When put(x) is called, each of the k hash functions independently hashes x to a bit position, and the k selected bits are then flipped to 1. Similarly, get(x) calls the same hash functions and checks the resulting k bits. If each bit is 1, get(x) tells us that x is probably in the set. If at least one bit is 0, get(x) tells us that x cannot be in the set, because set(x) would have set all of x’s bits to 1.

You can see the initialize(), put(), and get() functions in action below.

Let’s see how this can be applied to our recommendation system. Suppose that our recommender system thinks that some user would really like to watch “Hello”, “History of Japan”, and “What are Blockchain Smart Contracts?”. However, this user has already watched “History of Japan”, so we really don’t want to recommend it.

Behind the scenes, each of the three titles is hashed, and those hashes are checked against the user’s watch history, represented as a Bloom Filter set. We see that “History of Japan” is included in the set, so we filter it out. In the end, only “Hello” and “What are Blockchain Smart Contracts?” are sent to the user’s homepage. Your user sees fresh content, your advertisers get more eyeballs, your manager gets more money, you get a positive employee review, and everyone is happy. Yay, Bloom Filters!

Bias in Bloom Filters

Like all sketch data structures, Bloom Filters trade accuracy for efficiency. The type of error returned by Bloom Filters is known as a False Positive. This happens when the set membership query, get(x), incorrectly returns “true”, even when the put(x) operation had never been called.

How could this happen? Let’s look at the example below. The user only watched “Japan” and “Blockchain”, but the hash values for this particular combination of videos happens to overlap with the hash values of “Hello”. Consequently, “Hello” will be incorrectly omitted from that user’s recommendation list. Sounds bad, right?

Turns out it’s not so bad after all. So long as your program’s success is unaffected by the presence of false positives, you can safely take advantage of space-efficient Bloom Filters. In our recommendation system example, we’re not going to lose a user just because a particular video didn’t appear in his or her recommendation feed. It’s not the end of the world if a few users miss out on Adele’s latest tunes. As long as you supply a constant stream of fresh content that appeals to your users’ interests, you’ll be able to maintain steady engagement metrics, and that’s what really matters to your business.

The false positives in Bloom Filters are actually quite similar to the overcounting errors in Count-Min Sketches.

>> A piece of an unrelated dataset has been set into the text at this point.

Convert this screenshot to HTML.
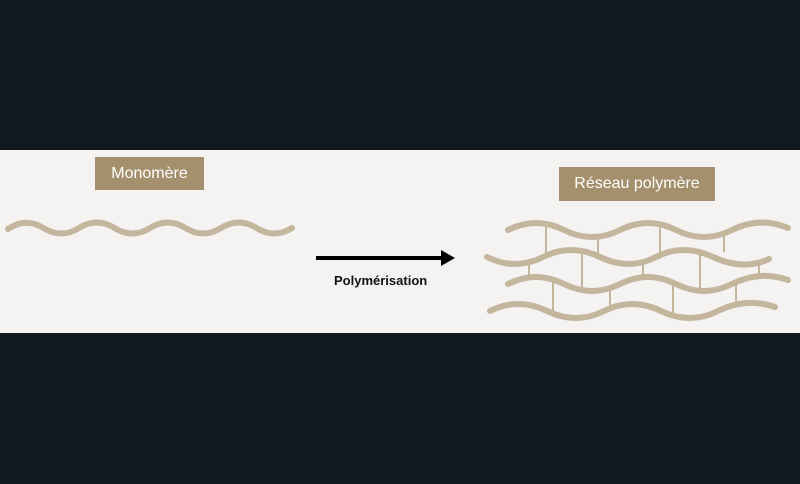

In fact, both of these are biased errors, and they both result from the same phenomenon — hash bit collisions. To minimize the false positive rate, you need to minimize the probability of hash collision. The solution is simple — use a larger bitstring.

Bloom Filters are perhaps the most popular sketch data structure today. They are used in malicious URL detection, web page caching, database lookups, and even spell checkers. Bloom Filters are also an active area of research, with many variants like Counting and Sliding Bloom Filters being published in recent years.

The Future is Probabilistic

In these two articles, we looked at three probabilistic data structures — Count-Min Sketch, HyperLogLog, and Bloom Filters — that are being used to tackle today’s big data problems. Probabilistic approaches to problem solving have already been embraced in the artificial intelligence community, and now, they’re becoming more popular among software engineers as well. Software is all about tradeoffs — time versus space, reads versus writes, clarity versus brevity, consistency versus availability — and now, precision versus efficiency.